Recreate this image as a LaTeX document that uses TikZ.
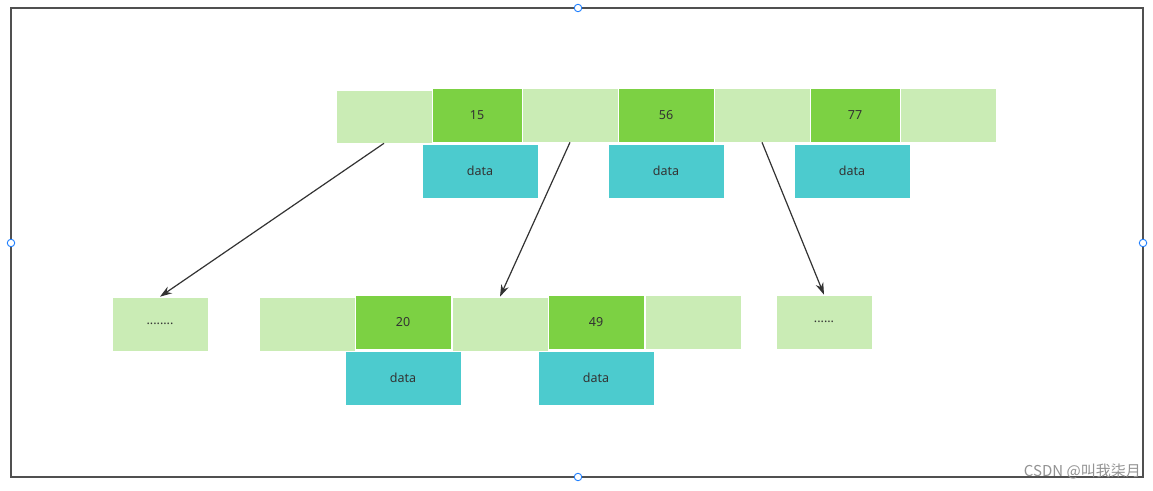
\documentclass[tikz,border=0pt]{standalone}
\usepackage{fontspec}
\setmainfont{Noto Sans}
\newfontfamily\cjk{Noto Sans CJK SC}
\usetikzlibrary{arrows.meta}
\definecolor{lightg}{RGB}{202,236,181}
\definecolor{darkg}{RGB}{124,209,67}
\definecolor{tealc}{RGB}{76,203,206}
\definecolor{txt}{RGB}{51,51,51}
\definecolor{framec}{RGB}{80,80,80}
\definecolor{handle}{RGB}{30,127,255}
\tikzset{
  box/.style={rectangle, minimum height=54pt, minimum width=96pt, inner sep=0pt, draw=white, line width=0.6pt, text=txt, font=\fontsize{12.5}{14}\selectfont},
  lg/.style={box, fill=lightg},
  dg/.style={box, fill=darkg},
  dt/.style={box, fill=tealc, minimum width=116pt},
  link/.style={draw=txt, line width=1.2pt, -{Stealth[length=12pt,width=8pt]}},
  hdl/.style={circle, draw=handle, fill=white, line width=0.9pt, minimum size=7.5pt, inner sep=0pt}
}
\begin{document}
\begin{tikzpicture}[x=1pt,y=-1pt]
\useasboundingbox (0,0) rectangle (1153,490);
\fill[white] (0,0) rectangle (1153,490);
% frame
\draw[framec, line width=1.5pt] (11,8) rectangle (1143,477);
% top node
\node[lg, minimum height=53pt] (a0) at (384,116.5) {};
\node[dg, minimum width=90pt] (k15) at (477,115) {15};
\node[lg] (a1) at (570,115) {};
\node[dg] (k56) at (666,115) {56};
\node[lg] (a2) at (762,115) {};
\node[dg, minimum width=90pt] (k77) at (855,115) {77};
\node[lg] (a3) at (948,115) {};
\node[dt] (d15) at (480,171) {data};
\node[dt] (d56) at (666,171) {data};
\node[dt] (d77) at (852,171) {data};
% bottom row
\node[lg] (l0) at (160,324) {........};
\node[lg] (b0) at (307,324) {};
\node[dg] (k20) at (403,322) {20};
\node[lg] (b1) at (500,324) {};
\node[dg] (k49) at (596,322) {49};
\node[lg] (b2) at (693,322) {};
\node[lg] (r0) at (824,322) {......};
\node[dt] (d20) at (403,378) {data};
\node[dt] (d49) at (596,378) {data};
% connectors
\draw[link] (a0.south) -- (l0.north);
\draw[link] (a1.south) -- (b1.north);
\draw[link] (a2.south) -- (r0.north);
% selection handles
\node[hdl] (h1) at (578,8) {};
\node[hdl] (h2) at (578,477) {};
\node[hdl] (h3) at (11,243) {};
\node[hdl] (h4) at (1143,243) {};
% watermark
\node[text=gray!85, font=\cjk\fontsize{15}{17}\selectfont, anchor=east, inner sep=0pt] (wm) at (1141,471) {CSDN @叫我柒月};
\end{tikzpicture}
\end{document}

* **Instructions to follow**: Quote in full the listing given above; the images are to be left out.

* **Output for this exercise**:
Recreate this image as a LaTeX document that uses TikZ.
\documentclass[tikz,border=0pt]{standalone}
\usepackage{fontspec}
\setmainfont{Noto Sans}
\newfontfamily\cjk{Noto Sans CJK SC}
\usetikzlibrary{arrows.meta}
\definecolor{lightg}{RGB}{202,236,181}
\definecolor{darkg}{RGB}{124,209,67}
\definecolor{tealc}{RGB}{76,203,206}
\definecolor{txt}{RGB}{51,51,51}
\definecolor{framec}{RGB}{80,80,80}
\definecolor{handle}{RGB}{30,127,255}
\tikzset{
  box/.style={rectangle, minimum height=54pt, minimum width=96pt, inner sep=0pt, draw=white, line width=0.6pt, text=txt, font=\fontsize{12.5}{14}\selectfont},
  lg/.style={box, fill=lightg},
  dg/.style={box, fill=darkg},
  dt/.style={box, fill=tealc, minimum width=116pt},
  link/.style={draw=txt, line width=1.2pt, -{Stealth[length=12pt,width=8pt]}},
  hdl/.style={circle, draw=handle, fill=white, line width=0.9pt, minimum size=7.5pt, inner sep=0pt}
}
\begin{document}
\begin{tikzpicture}[x=1pt,y=-1pt]
\useasboundingbox (0,0) rectangle (1153,490);
\fill[white] (0,0) rectangle (1153,490);
% frame
\draw[framec, line width=1.5pt] (11,8) rectangle (1143,477);
% top node
\node[lg, minimum height=53pt] (a0) at (384,116.5) {};
\node[dg, minimum width=90pt] (k15) at (477,115) {15};
\node[lg] (a1) at (570,115) {};
\node[dg] (k56) at (666,115) {56};
\node[lg] (a2) at (762,115) {};
\node[dg, minimum width=90pt] (k77) at (855,115) {77};
\node[lg] (a3) at (948,115) {};
\node[dt] (d15) at (480,171) {data};
\node[dt] (d56) at (666,171) {data};
\node[dt] (d77) at (852,171) {data};
% bottom row
\node[lg] (l0) at (160,324) {........};
\node[lg] (b0) at (307,324) {};
\node[dg] (k20) at (403,322) {20};
\node[lg] (b1) at (500,324) {};
\node[dg] (k49) at (596,322) {49};
\node[lg] (b2) at (693,322) {};
\node[lg] (r0) at (824,322) {......};
\node[dt] (d20) at (403,378) {data};
\node[dt] (d49) at (596,378) {data};
% connectors
\draw[link] (a0.south) -- (l0.north);
\draw[link] (a1.south) -- (b1.north);
\draw[link] (a2.south) -- (r0.north);
% selection handles
\node[hdl] (h1) at (578,8) {};
\node[hdl] (h2) at (578,477) {};
\node[hdl] (h3) at (11,243) {};
\node[hdl] (h4) at (1143,243) {};
% watermark
\node[text=gray!85, font=\cjk\fontsize{15}{17}\selectfont, anchor=east, inner sep=0pt] (wm) at (1141,471) {CSDN @叫我柒月};
\end{tikzpicture}
\end{document}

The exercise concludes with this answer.